Four individuals were honored for their contributions to the University of Hawaiʻi at Hilo during the annual End of the Year Celebration & Recognition Ceremony held recently in UCB.

Erlinda Walker received the Outstanding University Support Staff Award which recognizes support service employees in the secretarial, clerical, technical or paraprofessional categories who make significant contributions to the University.

Walker has worked in the Financial Aid Office since June 1998, with primary responsibility for the administration of all student financial aid programs. Over the past six years, her workload has increased by over 430 percent as the amount of student loans processed each year soared from $3 million to $16 million. This year alone saw Walker process nearly 3,400 loans.

She has also been credited with saving students more than $306,000 in loan fees by expediting the processing of loans before the more than 60 lenders UH Hilo works with began to re-institute origination fees last year. At the same time, Walker has worked with graduating students to slash the University‘s institutional student default rate, which has fallen from 7.9 percent in 2003 to 3.2 percent this year.

The Award for Excellence in Scholarly/Creative Activities went to Physics and Astronomy Professor and Department Chair Dr. Phillipe Binder. The award is presented to a tenure-track faculty or full-time BOR classified professional staff member for outstanding achievement in scholarly and/or creative endeavors.

Described by his colleagues as "a teaching workhorse" and "the intellectual heart of his department," Binder has published over 50 research papers and some 15 educational notes and comments while teaching a combination of lower- and upper-division physics lectures and labs. He has vigorously included undergraduate co-workers in his research, resulting in six of them publishing papers as co-authors, with four appearing in the prestigious Physical Review.

Binder‘s work on Chaos, a unique field in physics, produced two papers on the relevance of Chaos in the field of astronomy, which he co-published with a former UH Hilo student during the past academic year, one of which appeared in the renowned Astrophysics Journal.
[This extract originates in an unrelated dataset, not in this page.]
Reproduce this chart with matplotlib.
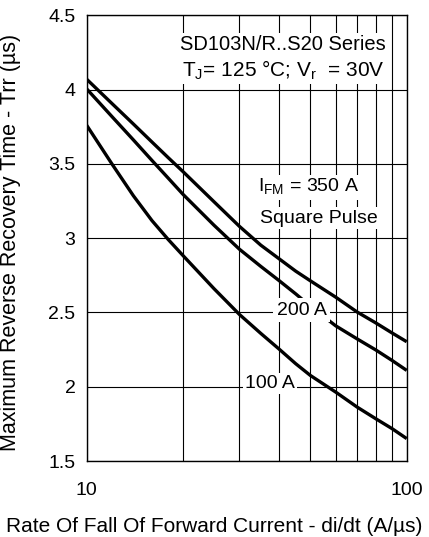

He also authored a trio of short papers while on sabbatical. "Frustration in Complexity" and "Reflections on a Wall of Light" appeared in the journal Science on Physics, while "Philosophy on Science" was published in the journal Nature.

Wesley Tanoue, an information technology specialist in the Office of Technology Distance Learning, was honored with the Professional Staff Award. The award recognizes a faculty/professional staff member who has made major professional contributions to their unit, to the University as a whole, and has made a positive impact on the welfare of students and colleagues.

Tanoue provides personal support and troubleshooting for office computers in addition to a wide range of software applications. He played a key and instrumental role in the installation of over 20 different Internet security cameras in the dorms, Student Life Center and around the main campus. Tanoue has also become one of the go-to people for servicing the hardwired hot spots and battery powered remote on the new Student Life Center‘s complex electronic lock system (SALTO).

The Koichi and Taniyo Taniguchi Award for Excellence and Innovation was presented to Assistant Computer Science Professor Keith Edwards. The award recognizes creativity in teaching, scholarship, and artistic production at UH Hilo.

Edwards obtained a grant from the 2008 Higher Education — HP Technology Grant Initiative in a highly competitive process that included over 370 applications. The award brought over $80,000 worth of computer equipment and software to the Computer Science Department, including 21 HP Compaq Notebook/Tablet PC‘s and peripheral equipment.

The Tablet PCs were used this past academic year in Edward‘s software engineering class where students developed applications for the Center for the Study of Active Volcanoes (CSAV). The new system to be used this summer by volcanology students and trainees from developing nations will allow volcanologists to collect more accurate data, share those findings in the field, and transmit the data to a database with fewer errors.